4月の法話 批判から肯定へ/宮本観靖

 先日、友人と会った時の事です。久し振りに再会したせいか仕事の事、将来の事等、色々な話に花が咲きました。楽しく、興味深い話の中で特に印象に残ったのは家庭の話です。

 彼は既婚者ですが、夫婦の間で一つルールを決めているというのです。それは「お互い短所は責めず、長所を褒める様にする」というものでした。

 友人が言うには「自分はそんなに立派な人間でもないし、悪い所もいっぱいある。でもいつも肯定的に褒めてもらえると、そんな人間になろうと頑張れるんや」という事です。

 「なかなか難しいけどな」と付け加えていましたが、私はこれを聞いて「法華経」に説かれている常不軽菩薩のお話を思い出しました。

 常不軽菩薩は「じょうふぎょうぼさつ」と読み、その名の通り常に人を侮らず軽んじず、いかなる人をも尊敬し拝んだお方です。

 何故、誰であろうと尊敬し、拝むことが出来たのでしょうか。
常不軽菩薩は「全ての人はいつか仏様になれるから」と仰っています。誰でも仏様の種を持っていて、それに気付き、その種を修行して育てれば、仏様と成る事が出来る。だから仏様と成る全ての人を尊敬し、礼拝するという事です。
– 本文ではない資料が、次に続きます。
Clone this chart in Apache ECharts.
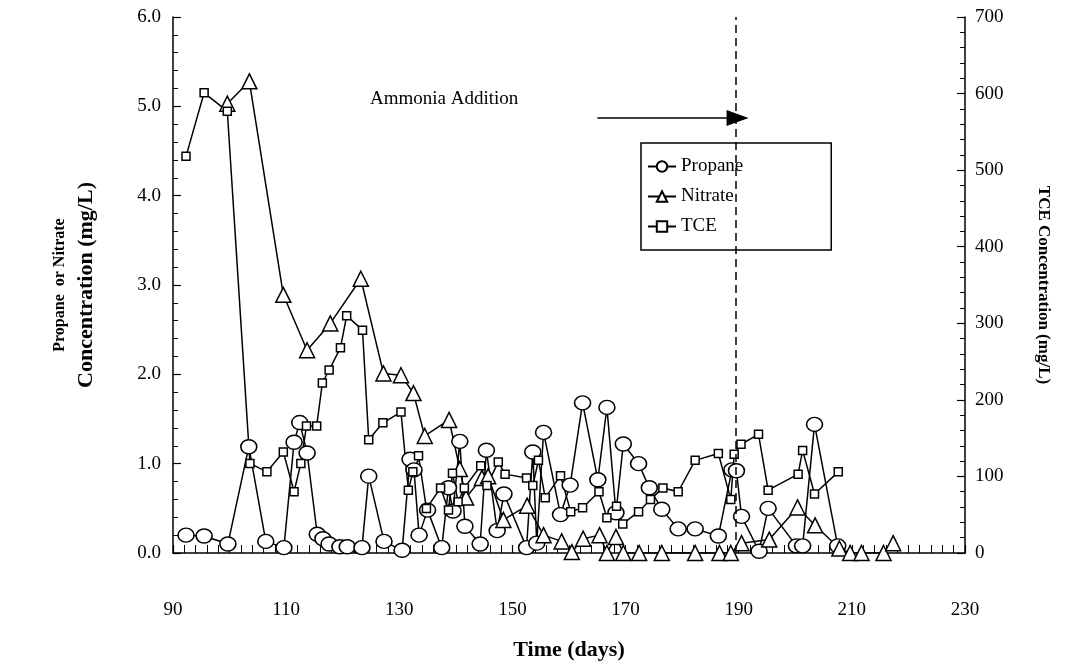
<!DOCTYPE html>
<html>
<head>
<meta charset="utf-8">
<script src="https://cdn.jsdelivr.net/npm/echarts@6/dist/echarts.min.js"></script>
<style>html,body{margin:0;padding:0;background:#fff}#c{width:1073px;height:667px}</style>
</head>
<body>
<div id="c"></div>
<script>
// 丙烷 (mg/L)
const propaneDays = [92.3, 95.5, 99.7, 103.4, 106.4, 109.6, 111.4, 112.4, 113.7, 115.5, 116.5, 117.6, 119.5, 120.8, 123.4, 124.6, 127.3, 130.5, 131.9, 132.6, 133.5, 135, 137.5, 138.7, 139.5, 140.7, 141.6, 144.3, 145.4, 147.3, 148.5, 152.5, 153.6, 154.3, 155.5, 158.5, 160.2, 162.4, 165.1, 166.7, 168.3, 169.6, 172.3, 174.2, 176.4, 179.3, 182.3, 186.4, 188.8, 189.6, 190.5, 193.6, 195.2, 200.2, 201.3, 203.4, 207.5];
const propaneVals = [0.2, 0.19, 0.1, 1.19, 0.13, 0.06, 1.24, 1.46, 1.12, 0.21, 0.16, 0.1, 0.07, 0.07, 0.06, 0.86, 0.13, 0.03, 1.05, 0.93, 0.2, 0.48, 0.06, 0.73, 0.47, 1.25, 0.3, 0.1, 1.15, 0.25, 0.66, 0.06, 1.13, 0.11, 1.35, 0.43, 0.76, 1.68, 0.82, 1.63, 0.45, 1.22, 1.0, 0.73, 0.49, 0.27, 0.27, 0.19, 0.93, 0.92, 0.41, 0.02, 0.5, 0.08, 0.08, 1.44, 0.08];
// 硝酸盐 (mg/L)
const nitrateDays = [99.6, 103.5, 109.5, 113.7, 117.8, 123.2, 127.2, 130.3, 132.5, 134.5, 138.8, 140.7, 141.8, 144.6, 145.7, 148.4, 152.6, 155.5, 158.7, 160.5, 162.5, 165.4, 166.7, 168.3, 169.6, 172.4, 176.4, 182.3, 186.6, 188.6, 190.5, 195.4, 200.4, 203.5, 207.8, 209.7, 211.7, 215.6, 217.3];
const nitrateVals = [5.03, 5.28, 2.89, 2.27, 2.57, 3.07, 2.01, 1.99, 1.79, 1.31, 1.49, 0.94, 0.62, 0.84, 0.86, 0.37, 0.53, 0.2, 0.13, 0.01, 0.16, 0.2, 0, 0.18, 0, 0, 0, 0, 0, 0, 0.11, 0.15, 0.51, 0.31, 0.05, 0, 0, 0, 0.11];
// TCE (mg/L, 右轴)
const tceDays = [92.3, 95.5, 99.6, 103.6, 106.6, 109.5, 111.4, 112.6, 113.6, 115.4, 116.4, 117.6, 119.6, 120.7, 123.5, 124.6, 127.1, 130.3, 131.6, 132.4, 133.4, 134.8, 137.3, 138.7, 139.4, 140.4, 141.5, 144.4, 145.5, 147.5, 148.7, 152.5, 153.6, 154.6, 155.8, 158.5, 160.3, 162.4, 165.3, 166.7, 168.4, 169.5, 172.3, 174.4, 176.6, 179.3, 182.3, 186.4, 188.6, 189.2, 190.4, 193.5, 195.2, 200.5, 201.3, 203.4, 207.6];
const tceVals = [518, 601, 577, 117, 106, 132, 80, 117, 166, 166, 222, 239, 268, 310, 291, 148, 170, 184, 82, 106, 127, 58, 85, 56, 104, 67, 85, 114, 88, 119, 103, 98, 88, 121, 72, 101, 54, 59, 80, 46, 61, 38, 54, 70, 85, 80, 121, 130, 70, 129, 142, 155, 82, 103, 134, 77, 106];
const xTicks = [90, 110, 130, 150, 170, 190, 210, 230];
const ammoniaDay = 189.5;

const zip = (a, b) => a.map((d, i) => [d, b[i]]);
const font = '"Times New Roman", "Liberation Serif", serif';

const chart = echarts.init(document.getElementById('c'));
const baseAxis = {
  axisLine: { show: true, lineStyle: { color: '#000', width: 1.5 } },
  axisTick: { show: true, inside: true, length: 8, lineStyle: { color: '#000', width: 1.2 } },
  minorTick: { show: true, splitNumber: 5, length: 5, lineStyle: { color: '#000' } },
  splitLine: { show: false },
  axisLabel: { color: '#000', fontFamily: font, fontSize: 19, margin: 10 }
};
const lineSeries = (name, data, symbol, size, yIdx) => ({
  name, type: 'line', data, yAxisIndex: yIdx, symbol, symbolSize: size,
  showAllSymbol: true, animation: false,
  lineStyle: { color: '#000', width: 1.5 },
  itemStyle: { color: '#fff', borderColor: '#000', borderWidth: 1.5 }
});

chart.setOption({
  animation: false,
  grid: { left: 173, right: 108, top: 17, bottom: 114 },
  xAxis: Object.assign({}, baseAxis, {
    type: 'value', min: 90, max: 230, interval: 20,
    minorTick: { show: true, splitNumber: 10, length: 8, lineStyle: { color: '#000' } },
    axisLabel: { color: '#000', fontFamily: font, fontSize: 19, margin: 48,
      formatter: v => xTicks.includes(v) ? String(v) : '' }
  }),
  yAxis: [
    Object.assign({}, baseAxis, { type: 'value', min: 0, max: 6, interval: 1,
      axisLabel: { color: '#000', fontFamily: font, fontSize: 19, margin: 12, formatter: v => v.toFixed(1) } }),
    Object.assign({}, baseAxis, { type: 'value', min: 0, max: 700, interval: 100, position: 'right' })
  ],
  legend: {
    orient: 'vertical', left: 641, top: 143, width: 190, padding: [14, 88, 14, 6],
    backgroundColor: '#fff', borderColor: '#000', borderWidth: 1.5, itemGap: 11,
    itemWidth: 28, itemHeight: 13,
    textStyle: { fontFamily: font, fontSize: 19, color: '#000' },
    data: ['Propane', 'Nitrate', 'TCE']
  },
  series: [
    lineSeries('Propane', zip(propaneDays, propaneVals), 'circle', [16, 14], 0),
    lineSeries('Nitrate', zip(nitrateDays, nitrateVals), 'triangle', 15, 0),
    Object.assign(lineSeries('TCE', zip(tceDays, tceVals), 'rect', 8, 1), {
      markLine: {
        silent: true, symbol: 'none', label: { show: false },
        lineStyle: { color: '#000', type: [8, 5], width: 1.5 },
        data: [{ xAxis: ammoniaDay }]
      }
    }),
    {
      type: 'line', data: [], yAxisIndex: 0,
      markLine: {
        silent: true, symbol: ['none', 'triangle'], symbolSize: [16, 22], label: { show: false },
        lineStyle: { color: '#000', type: 'solid', width: 1.5 },
        data: [[{ coord: [165, 4.87] }, { coord: [189.8, 4.87] }]]
      }
    }
  ],
  graphic: [
    { type: 'text', left: 370, top: 90, style: { text: 'Ammonia Addition', font: '19px ' + font, fill: '#000' } },
    { type: 'text', x: 60, y: 285, rotation: Math.PI / 2, style: { text: 'Propane  or Nitrate', font: 'bold 16px ' + font, fill: '#000', align: 'center', verticalAlign: 'middle' } },
    { type: 'text', x: 86, y: 285, rotation: Math.PI / 2, style: { text: 'Concentration (mg/L)', font: 'bold 22px ' + font, fill: '#000', align: 'center', verticalAlign: 'middle' } },
    { type: 'text', x: 1043, y: 285, rotation: -Math.PI / 2, style: { text: 'TCE Concentration (mg/L)', font: 'bold 17px ' + font, fill: '#000', align: 'center', verticalAlign: 'middle' } },
    { type: 'text', x: 569, y: 650, style: { text: 'Time (days)', font: 'bold 22px ' + font, fill: '#000', align: 'center', verticalAlign: 'middle' } }
  ]
});
</script>
</body>
</html>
 しかし中には、拝まれるとその趣意が解らず怒り出す人もいます。そんな人に罵られ、暴力を振るわれても常不軽菩薩はそれを避けながら、「皆さんは仏様に成れるお方です」と拝まれたのです。

 そこまでして全ての人を礼拝されるのは、その人に自分は必ず仏様に成れるという自覚を与え、またその様に成りたいという向上心を育てる為なのです。

 友人夫婦の行っている事は拝みこそしないものの、お互いに良い所を気付かせ、良い人間に成ろうと思う心を育み合う礼拝行といえるのではないでしょうか。

 お互いを批判し合う事が多い昨今、批判ではなく良い所を肯定する事から始めてみませんか。まずはあなたの隣にいる人から。